The letter by Dana Schwartz — titled: “An Open Letter to Jared Kushner, From One of Your Jewish Employees” — addressed a tweet from the Trump campaign on Saturday showing an image of Trump’s presumed Democratic opponent, Hillary Clinton, against a background of bills behind her and the words “most corrupt candidate ever” interposed inside a red six-pointed star that many critics claim represents the Jewish Star of David and the classic antisemitic association between Jews and money. Trump, however, has insisted the star represents a sheriff’s badge. The tweet was deleted a few hours after it was posted, and the same image was reposted with a red circle instead of a star.

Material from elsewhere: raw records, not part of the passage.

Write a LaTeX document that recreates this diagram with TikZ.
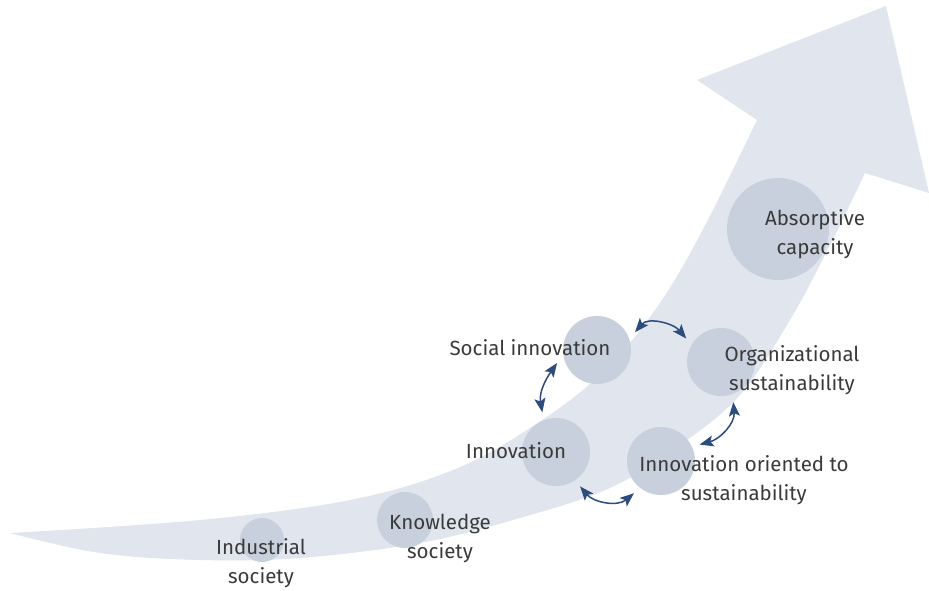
\documentclass[tikz,border=0pt]{standalone}
\usepackage{fontspec}
\setmainfont{Fira Sans}
\usetikzlibrary{arrows.meta}
\definecolor{bandcol}{HTML}{E1E6EE}
\definecolor{circcol}{HTML}{C9D0DD}
\definecolor{txtcol}{HTML}{3A3A3A}
\definecolor{arrcol}{HTML}{2C4C7C}
\tikzset{
  stage/.style={circle, fill=circcol, inner sep=0pt, outer sep=8pt, minimum size=#1},
  lbl/.style={text=txtcol, align=center, font=\fontsize{20.5}{29}\selectfont, inner sep=0pt},
  link/.style={draw=arrcol, line width=1.5pt, {Stealth[length=14pt,width=11pt,inset=3pt]}-{Stealth[length=14pt,width=11pt,inset=3pt]}},
}
\begin{document}
\begin{tikzpicture}[x=1pt,y=1pt]
\useasboundingbox (0,0) rectangle (929,590);
\fill[bandcol] plot[smooth,tension=0.6] coordinates {(10,57) (200,70) (350,90) (453,120) (530,162) (600,215) (655,280) (700,355) (757,470)}
  -- (697,510) -- (886,584) -- (929,397) -- (865,417)
  -- plot[smooth,tension=0.6] coordinates {(865,417) (830,345) (790,270) (740,195) (680,145) (610,102) (520,72) (420,47) (300,32) (200,30) (100,37) (10,57)} -- cycle;
\node[stage=44pt] (ind) at (262,50) {};
\node[stage=56pt] (kno) at (405,70) {};
\node[stage=68pt] (inn) at (556,138) {};
\node[stage=68pt] (si) at (597,240) {};
\node[stage=68pt] (ios) at (661,129) {};
\node[stage=68pt] (org) at (721,228) {};
\node[stage=102pt] (abs) at (778,361) {};
\node[lbl] (tind) at (261,27) {Industrial\\society};
\node[lbl] (tkno) at (440,51.5) {Knowledge\\society};
\node[lbl] (tinn) at (516,139) {Innovation};
\node[lbl] (tsi) at (530,242) {Social innovation};
\node[lbl] (tios) at (744,110) {Innovation oriented to\\sustainability};
\node[lbl] (torg) at (792,219.5) {Organizational\\sustainability};
\node[lbl] (tabs) at (815,356) {Absorptive\\capacity};
\draw[link] (si.198) to[out=235,in=100] (inn.109);
\draw[link] (si.25) to[out=50,in=130] (org.146);
\draw[link] (org.-73) to[out=-85,in=15] (ios.23);
\draw[link] (inn.-55) to[out=-50,in=-140] (ios.-130);
\end{tikzpicture}
\end{document}
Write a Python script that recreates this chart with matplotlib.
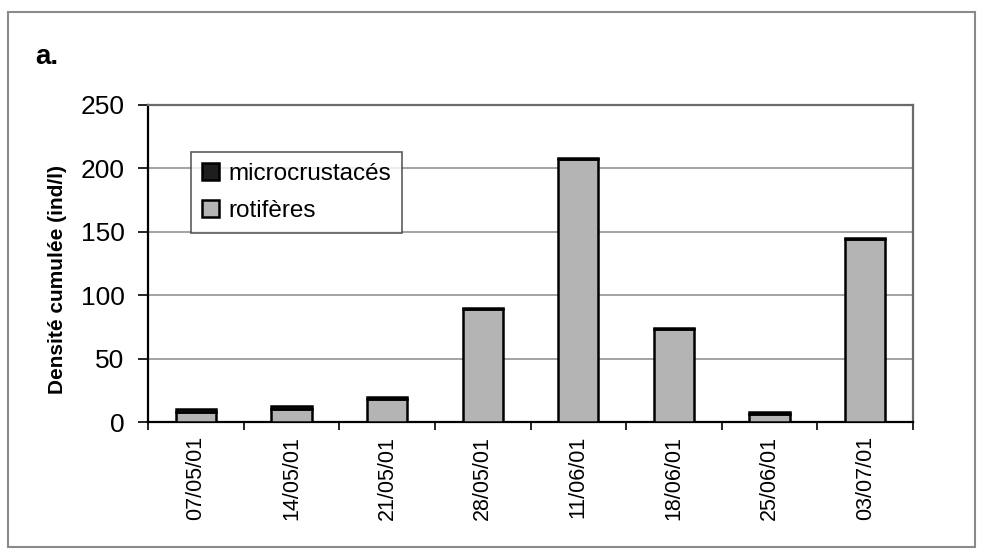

Schwartz noted in the letter that after she criticized the original tweet, she received a barrage of antisemitic abuse on social media, several examples of which she included as screenshots with her letter.

Trump and his campaign, wrote Schwartz, “deny that the image — which had been found, previous to Trump’s tweet, on a white supremacist internet forum — has any Jewish implications at all. Instead of acknowledging the obvious, he and his campaign used it as an opportunity to undermine the free media in the style of the most dangerous regimes in history, and mock those like me, who had been getting strangers on the Internet telling her to put her head in the oven for the past day and a half.”

“I’m asking you,” she questioned Kushner, “not as a ‘gotcha’ journalist or as a liberal but as a human being: how do you allow this? Because, Mr. Kushner, you are allowing this.”

“When you stand silent and smiling in the background, his Jewish son-in-law, you’re giving his most hateful supporters tacit approval. Because maybe Donald Trump isn’t antisemitic. To be perfectly honest, I don’t think he is. But I know many of his supporters are, and they believe for whatever reason that Trump is the candidate for them,” she wrote.

Kushner, whose wife Ivanka Trump converted to Orthodox Judaism before her marriage to the media mogul, responded to Schwartz’s letter in a statement, saying his father-in-law “is an incredibly loving and tolerant person who has embraced my family and our Judaism since I began dating my wife.”

“I know that Donald does not at all subscribe to any racist or antisemitic thinking. I have personally seen him embrace people of all racial and religious backgrounds. The suggestion that he may be intolerant is not reflective of the Donald Trump I know,” Kushner said.